President-elect Obama is correct to liken an infrastructure stimulus to Eisenhower’s historic initiative to create the Interstate Highway system. That endeavor set the patterns for America’s car-dominated transportation network and suburban growth throughout the second half of the twentieth century. The coming stimulus similarly presents a tremendous opportunity to advance transportation goals for the twenty-first century.

It is critically important how infrastructure stimulus money gets spent. It is not enough to simply spend money. Nor should Congress assume that more transportation is always better. As many have pointed out, America’s transportation system isn’t just broke; it’s also broken. In fact, transportation contributes to many of America’s most pressing problems. Consider:

  • Each year Americans waste billions of dollars and millions of hours stuck in traffic – a problem that is often made worse by construction of new highways.
  • Our transportation system is also the chief source of our nation’s addition to oil, consuming two our of every three barrels, and leaving our nation vulnerable to volatile prices and hostile foreign regimes.
  • Cars and trucks are the biggest end-user source of global warming pollution. We will not succeed in reducing these emissions unless we allow Americans to reduce the number of miles they drive.
  • Finally, too many transportation projects like Alaska’s infamous “Bridge to Nowhere” have been embarrassing boondoggles that erode confidence in government and divert dollars from more productive uses. 

Clearly, not every infrastructure dollar is equally good for the public interest. As state Departments of Transportation eagerly offer lists of favored projects, how should Congress and the Obama administration decide?

 There needs to be a commitment to spend for results rather than simply to inject dollars. The reason that there is such wide consensus that our national transportation system is dysfunctional is because the current system primarily collects gas taxes from the states and then pumps those dollars back based on outdated formulas forged by political compromises that had nothing to do with achieving national goals. For decades, the federal government has spent billions of dollars on highway projects with little evaluation and no accountability. That must change. Spending is not based on allocating dollars where they will yield the greatest results. There are not even clear goals for what the transportation system should accomplish.

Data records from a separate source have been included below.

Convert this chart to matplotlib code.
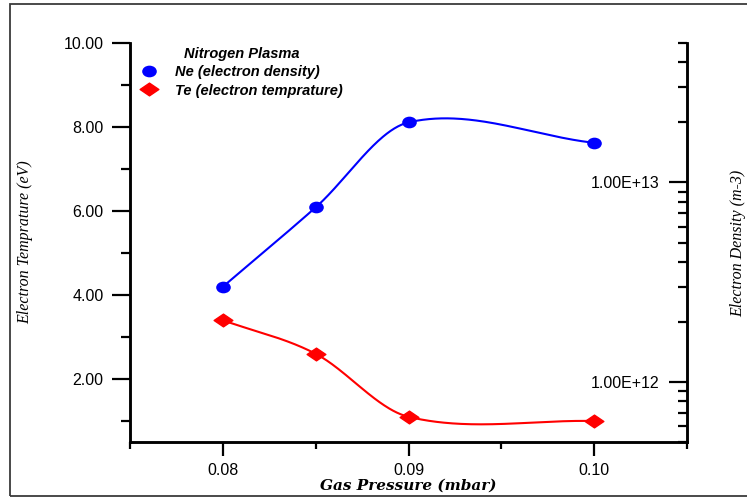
import numpy as np
import matplotlib
matplotlib.use("Agg")
import matplotlib.pyplot as plt
from matplotlib.lines import Line2D
from matplotlib.patches import Rectangle
from matplotlib.path import Path
from matplotlib.ticker import FixedLocator, FuncFormatter, NullFormatter, LogLocator

# data
pressure = [0.080, 0.085, 0.090, 0.100]          # mbar
te_vals = [3.40, 2.60, 1.10, 1.00]                # eV
ne_vals = [3.0e12, 7.5e12, 2.0e13, 1.58e13]       # m-3
x_major = [0.08, 0.09, 0.10]
x_minor = [0.075, 0.085, 0.095, 0.105]


def smooth_line(x, y, xs):
    # cubic hermite with finite-difference slopes, only for the connecting line
    x = np.asarray(x, float)
    y = np.asarray(y, float)
    n = len(x)
    m = np.zeros(n)
    m[0] = (y[1] - y[0]) / (x[1] - x[0])
    m[-1] = (y[-1] - y[-2]) / (x[-1] - x[-2])
    for i in range(1, n - 1):
        m[i] = (y[i + 1] - y[i - 1]) / (x[i + 1] - x[i - 1])
    k = np.clip(np.searchsorted(x, xs) - 1, 0, n - 2)
    h = x[k + 1] - x[k]
    t = (xs - x[k]) / h
    h00 = 2 * t ** 3 - 3 * t ** 2 + 1
    h10 = t ** 3 - 2 * t ** 2 + t
    h01 = -2 * t ** 3 + 3 * t ** 2
    h11 = t ** 3 - t ** 2
    return h00 * y[k] + h10 * h * m[k] + h01 * y[k + 1] + h11 * h * m[k + 1]


W, H = 747, 497
fig = plt.figure(figsize=(W / 100, H / 100), dpi=100)
ax = fig.add_axes([130 / W, 1 - 442 / H, (687 - 130) / W, (442 - 43) / H])
ax2 = ax.twinx()

# outer frame around the whole picture
fig.patches.append(Rectangle((10 / W, 1.5 / H), 1.2, 1 - 5.5 / H, transform=fig.transFigure,
                             fill=False, ec="#3a3a3a", lw=1.3, clip_on=False))

ellipse = Path(Path.unit_circle().vertices * [1.0, 0.78], Path.unit_circle().codes)
diamond = Path([(-1, 0), (0, 0.68), (1, 0), (0, -0.68), (-1, 0)],
               [Path.MOVETO, Path.LINETO, Path.LINETO, Path.LINETO, Path.CLOSEPOLY])

xs = np.linspace(pressure[0], pressure[-1], 300)

# Te on the left axis
ax.plot(xs, smooth_line(pressure, te_vals, xs), color="#ff0000", lw=1.5, zorder=2)
ax.plot(pressure, te_vals, ls="none", marker=diamond, ms=13.5, color="#ff0000", mec="#ff0000", zorder=3)

# Ne on the right (log) axis, smoothed in log space
ne_log = np.log10(ne_vals)
ax2.plot(xs, 10 ** smooth_line(pressure, ne_log, xs), color="#0000ff", lw=1.5, zorder=2)
ax2.plot(pressure, ne_vals, ls="none", marker=ellipse, ms=9.5, color="#0000ff", mec="#0000ff", zorder=3)

ax.set_xlim(0.075, 0.105)
ax.set_ylim(0.5, 10)
ax2.set_yscale("log")
ax2.set_ylim(5e11, 5e13)

ax.xaxis.set_major_locator(FixedLocator(x_major))
ax.xaxis.set_minor_locator(FixedLocator(x_minor))
ax.xaxis.set_major_formatter(FuncFormatter(lambda v, p: "%.2f" % v))
ax.yaxis.set_major_locator(FixedLocator([2, 4, 6, 8, 10]))
ax.yaxis.set_minor_locator(FixedLocator([1, 3, 5, 7, 9]))
ax.yaxis.set_major_formatter(FuncFormatter(lambda v, p: "%.2f" % v))

ax2.yaxis.set_major_locator(LogLocator(base=10, numticks=10))
ax2.yaxis.set_minor_locator(LogLocator(base=10, subs=np.arange(2, 10), numticks=20))
ax2.yaxis.set_major_formatter(FuncFormatter(lambda v, p: "%.2E" % v))
ax2.yaxis.set_minor_formatter(NullFormatter())

for a in (ax, ax2):
    for s in a.spines.values():
        s.set_linewidth(1.8)
    a.spines["top"].set_visible(False)

ax.tick_params(axis="x", which="major", direction="out", length=10, width=1.6, pad=5)
ax.tick_params(axis="x", which="minor", direction="out", length=5, width=1.6)
ax.tick_params(axis="y", which="major", direction="out", length=13, width=1.6, pad=6)
ax.tick_params(axis="y", which="minor", direction="out", length=6.5, width=1.6)
ax2.tick_params(axis="y", which="major", direction="in", length=13, width=1.6, pad=-20)
ax2.tick_params(axis="y", which="minor", direction="in", length=6.5, width=1.6)

for lbl in ax.get_xticklabels() + ax.get_yticklabels() + ax2.get_yticklabels():
    lbl.set_fontfamily("Liberation Sans")
    lbl.set_fontsize(11.5)
plt.setp(ax2.get_yticklabels(), ha="right")

fig.text(25 / W, 1 - 242 / H, "Electron Temprature (eV)", rotation=90, ha="center", va="center",
         family="Liberation Serif", style="italic", size=11.5)
fig.text(738 / W, 1 - 243 / H, "Electron Density (m-3)", rotation=90, ha="center", va="center",
         family="Liberation Serif", style="italic", size=11.5)
fig.text(408 / W, 1 - 486 / H, "Gas Pressure (mbar)", ha="center", va="center",
         family="DejaVu Serif", style="italic", weight="bold", size=11)

leg_font = dict(family="Liberation Sans", style="italic", weight="bold", size=10.5)
handles = [Line2D([], [], ls="none", marker=ellipse, ms=9.5, color="#0000ff"),
           Line2D([], [], ls="none", marker=diamond, ms=13.5, color="#ff0000")]
leg = ax2.legend(handles, ["Ne (electron density)", "Te (electron temprature)"],
                 title="Nitrogen Plasma", loc="upper left",
                 bbox_to_anchor=(133 / W, 1 - 40 / H), bbox_transform=fig.transFigure,
                 frameon=False, borderpad=0, handlelength=1.2, handletextpad=1.2,
                 labelspacing=0.28, prop=leg_font, title_fontproperties=leg_font)
leg._legend_box.sep = 3

fig.savefig("out.png", dpi=100)
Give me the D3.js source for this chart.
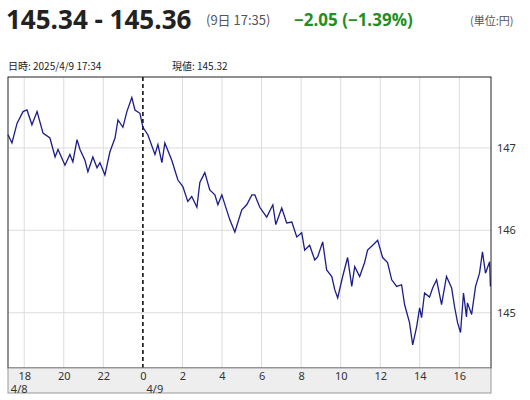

 Thus the next Congress should should spend taxpayers’ money more wisely by focusing transportation dollars on solving our nation’s biggest problems. Federal transportation money should be spent only on projects that produce real results over the long haul – for example, by reducing our dependence on oil, curbing global warming pollution, alleviating congestion, improving safety, and supporting healthy, sustainable communities.

 A rough guide for what that change looks like can likened to the difference between the early Detroit bailout requests and the emerging counter proposals. Rather than simply throw more money toward continuing failure, the emerging consensus seems to be that funds most go toward a fundamental shift in the business model and in the mix of vehicles that get produced. No less substantive change should be demanded from a stimulus package for our dysfunctional transportation system.

As part of ensuring accountability, state DOTs should report on the results of how transportation stimulus money gets spent. That sounds like common sense but it would actually be a major shift from the current system. States should report back on the extent to which the projects funded with stimulus money increased or decreased jobs, energy security, carbon dioxide emissions, vehicle miles traveled. Perhaps the second installment of a two-year package would be allocated according to how well states advance national goals with the first installment.

Other priorities for spending transportation stimulus should also advance the nation toward future goals. Emphasis should be placed on expanding clean, efficient transportation choices for Americans by prioritizing investment of new funds for light rail, commuter rail, rapid bus service, high-speed intercity rail and other forms of modern public transportation. At least as much money should be allocated to these transportation choices as to roads and highways. In doing so, federal policy will encourage transportation investments that build dynamic and accessible communities, where more Americans can walk, bike or take transit to get where they need to go. Meanwhile stimulus money allocated to roads and bridges must prioritize "fixing it first." Investment should go to maintenance and repair of America's crumbling bridges, not massive new highway expansions. 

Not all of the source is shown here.